Sony Music UK to Join Universal, Facebook and Google At London's King's Cross District: Report
The U.K. arm of Sony Music is reported to be leaving its West London base and joining Universal Music, Facebook and Google in the capital city’s fast-growing music, tech and media hub at King’s Cross.
According to Property Week, the music label is closing in on a deal to take up six floors and 124,000 sq. ft of office space at 4 Handyside Street, located at the heart of the North London district. Sony Music declined to comment on the reported move, which is not expected to take place until 2021.

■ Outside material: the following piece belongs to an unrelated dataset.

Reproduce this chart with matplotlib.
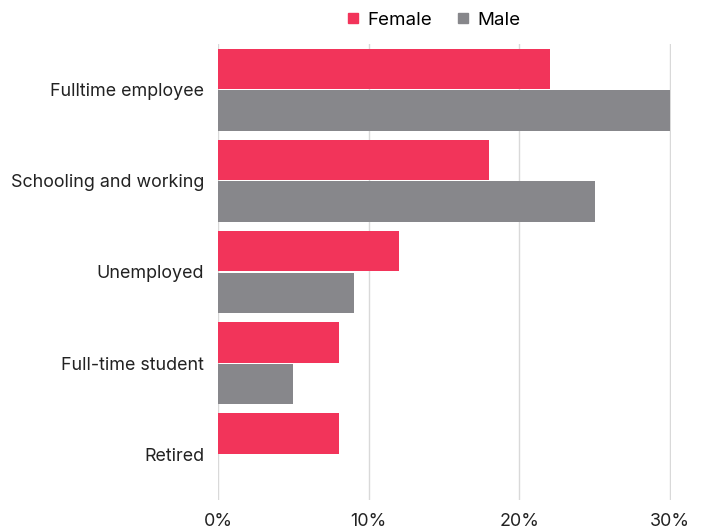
import numpy as np
import matplotlib.pyplot as plt
from matplotlib.lines import Line2D

# survey results, percent of respondents
categories = ['Fulltime employee', 'Schooling and working', 'Unemployed',
              'Full-time student', 'Retired']
female = [22, 18, 12, 8, 8]
male = [30, 25, 9, 5, 0]
xticks = [0, 10, 20, 30]

c_female = '#F2345A'
c_male = '#87878B'

plt.rcParams['font.family'] = ['Inter', 'DejaVu Sans']

fig = plt.figure(figsize=(7.04, 5.31), dpi=100)
ax = fig.add_axes([218 / 704, 1 - 500 / 531, 453 / 704, (500 - 44) / 531])

y = np.arange(len(categories))
h = 0.445
ax.barh(y - 0.228, female, height=h, color=c_female, zorder=3)
ax.barh(y + 0.228, male, height=h, color=c_male, zorder=3)

ax.set_ylim(len(categories) - 0.5, -0.5)
ax.set_xlim(0, 30.05)
ax.set_yticks(y)
ax.set_yticklabels(categories, fontsize=12.9, color='#222222', va='center_baseline')
ax.set_xticks(xticks)
ax.set_xticklabels([f'{t}%' for t in xticks], fontsize=12.9, color='#222222')
ax.tick_params(axis='both', length=0)
ax.tick_params(axis='y', pad=10)
ax.tick_params(axis='x', pad=9)
for s in ax.spines.values():
    s.set_visible(False)
ax.grid(axis='x', color='#D9D9D9', linewidth=1, zorder=0)

handles = [Line2D([], [], marker='s', linestyle='none', color=c_female, markersize=6.5),
           Line2D([], [], marker='s', linestyle='none', color=c_male, markersize=6.5)]
fig.legend(handles, ['Female', 'Male'], loc='center', bbox_to_anchor=(433 / 704, 1 - 20 / 531),
           ncol=2, frameon=False, fontsize=13.5, handletextpad=0.4, columnspacing=1.2,
           handlelength=0.8)

fig.savefig('out.png', dpi=100)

If correct, Sony will once again be neighbors with Universal Music, which moved from its long-time home in West London to King’s Cross last year. Google’s UK offices are also located in the once run-down, now thriving Kings Cross district, with the Silicon Valley tech giant planning to build a new 11-storey, 1 million sq. ft 'Landscaper' campus close to its current base. When completed, it will be Google's first wholly owned and designed building outside the U.S.
Last year, it was announced that Facebook had signed a deal to acquire 611,000 sq. ft of space across three buildings at King’s Cross. The new Facebook offices, which include landscaped roof gardens and terraces, are due to open in 2021.
Already present in King’s Cross is U.K. performing rights society PRS for Music, Vevo, British newspaper The Guardian, media multinational Havas, Louis Vuitton and the University of the Arts London (home to Central Saint Martins, whose alumni include Stella McCartney, PJ Harvey and Pulp singer Jarvis Cocker).
Meanwhile, just a stone’s throw away is Tileyard Studios, a large complex containing over 80 recording studios and more than 100 offices spaces that includes Mark Ronson, Chase & Status, 100 Management, publisher Notting Hill Music and Spitfire Audio among its clients.
If or when Sony joins them in King’s Cross -- located near Camden, St. Pancras International railway station and Regent's Park -- it will leave only Warner Music in Kensington, the wealthy West London district that has long been home to the British music industry.